Quiero creer que nadie en su intimidad quiso hacerle daño a nadie y mucho menos a sí mismo. El propio Chabán en su momento advirtió al público que dejaran de arrojar bengalas al techo y fue repelido con abucheos e insultos. Era un empresario irresponsable, pero sobre el filo del abismo vio el peligro y les advirtió a las futuras víctimas lo que podía ocurrir si no modificaban su conducta. Fue como si hubiera hablado en el desierto. O como si sus potenciales interlocutores hubieran estado ocupados jugando con las bengalas.

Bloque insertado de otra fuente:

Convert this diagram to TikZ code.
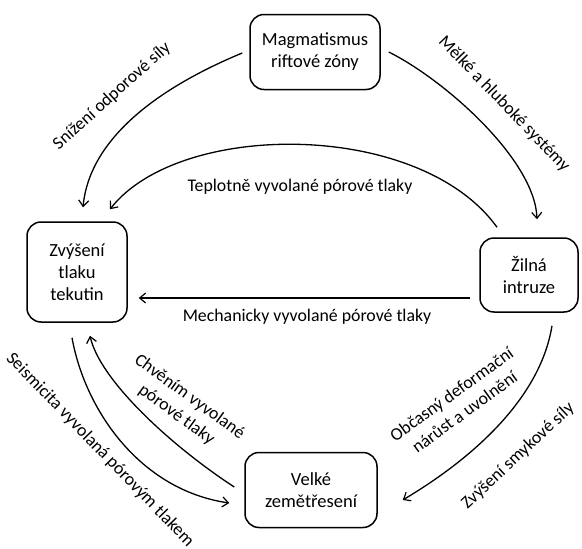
\documentclass[tikz,border=0pt]{standalone}
\usepackage{fontspec}
\setmainfont{Carlito}
\usetikzlibrary{arrows.meta,calc}
\begin{document}
\begin{tikzpicture}[x=1pt,y=-1pt,
  box/.style={draw,line width=1.5pt,rounded corners=14pt,align=center,font=\fontsize{18.5}{22}\selectfont,inner sep=0pt},
  lab/.style={font=\fontsize{17.8}{22}\selectfont,align=center,inner sep=0pt},
  arr/.style={line width=1.3pt,-{Straight Barb[length=6pt,width=10pt,line width=1.2pt]}}]
\useasboundingbox[fill=white] (0,0) rectangle (582,549);
\node[box,minimum width=130pt,minimum height=75pt] (mag) at (315,52) {Magmatismus\\riftové zóny};
\node[box,minimum width=100pt,minimum height=100pt] (zvy) at (77,272) {Zvýšení\\tlaku\\tekutin};
\node[box,minimum width=98pt,minimum height=74pt] (zil) at (529,275) {Žilná\\intruze};
\node[box,minimum width=132pt,minimum height=75pt] (vel) at (311,490) {Velké\\zemětřesení};

% Magmatismus -> Zvyseni
\draw[arr] ([xshift=-7pt,yshift=-1pt]mag.west) .. controls (165,85) and (90,135) .. ([xshift=6pt,yshift=14pt]zvy.north);
% Magmatismus -> Zilna
\draw[arr] ([xshift=8pt]mag.east) .. controls (445,80) and (535,160) .. ([xshift=8pt,yshift=18pt]zil.north);
% Zilna -> Zvyseni (teplotne)
\draw[arr] ([xshift=-32pt,yshift=10pt]zil.north) .. controls (420,120) and (180,120) .. ([xshift=33pt,yshift=12pt]zvy.north);
% Zilna -> Zvyseni (mechanicky)
\draw[arr] ([xshift=-9pt,yshift=-23pt]zil.west) -- ([xshift=11pt,yshift=-26pt]zvy.east);
% Zilna -> Velke
\draw[arr] ([xshift=23pt,yshift=-13pt]zil.south) .. controls (540,400) and (470,460) .. ([xshift=25pt,yshift=-10pt]vel.east);
% Zvyseni -> Velke
\draw[arr] ([xshift=-5pt,yshift=-15pt]zvy.south) .. controls (85,410) and (140,490) .. ([xshift=-15pt,yshift=-13pt]vel.west);
% Velke -> Zvyseni
\draw[arr] ([xshift=-10pt,yshift=3pt]vel.west) .. controls (170,445) and (100,380) .. ([xshift=13pt,yshift=-13pt]zvy.south);

\node[lab,rotate=42] (l1) at (112,96) {Snížení odporové síly};
\node[lab,rotate=-46] (l2) at (504,104) {Mělké a hluboké systémy};
\node[lab] (l3) at (300,187) {Teplotně vyvolané pórové tlaky};
\node[lab] (l4) at (307,317) {Mechanicky vyvolané pórové tlaky};
\node[lab,rotate=36] (l5) at (458,403) {Občasný deformační\\nárůst a uvolnění};
\node[lab,rotate=43] (l6) at (518,456) {Zvýšení smykové síly};
\node[lab,rotate=-46] (l7) at (100,450) {Seismicita vyvolaná pórovým tlakem};
\node[lab,rotate=-36] (l8) at (183,406) {Chvěním vyvolané\\pórové tlaky};
\end{tikzpicture}
\end{document}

No, nadie quería morirse, pero todos actuaron como si lo hubiesen querido. Cromañón, en este sentido, difiere de otras tragedias. Sabemos de gente que ha muerto en ocasiones semejantes porque se incendió el local o se derrumbó la tribuna. Lo que diferencia a Cromañón de todo lo demás, es que fueron los espectadores quienes precipitaron voluntariamente la tragedia. No eran pacíficos melómanos que se sentaron en sus butacas y mientras disfrutaban del concierto se desencadenó el infierno. Aquí ellos fueron los promotores del incendio, sus víctimas y sus victimarios. ¿Todos? Seguramente no; pero todos sabían cuáles eran las reglas de juego del recital. Todos, incluso el que arrojó la bengala fatal, una suerte de soldado desconocido, desconocido e impune, el símbolo anónimo de un suicidio colectivo.

Lo que diferencia a Cromañón de todo lo demás, es que fueron los espectadores quienes precipitaron voluntariamente la tragedia.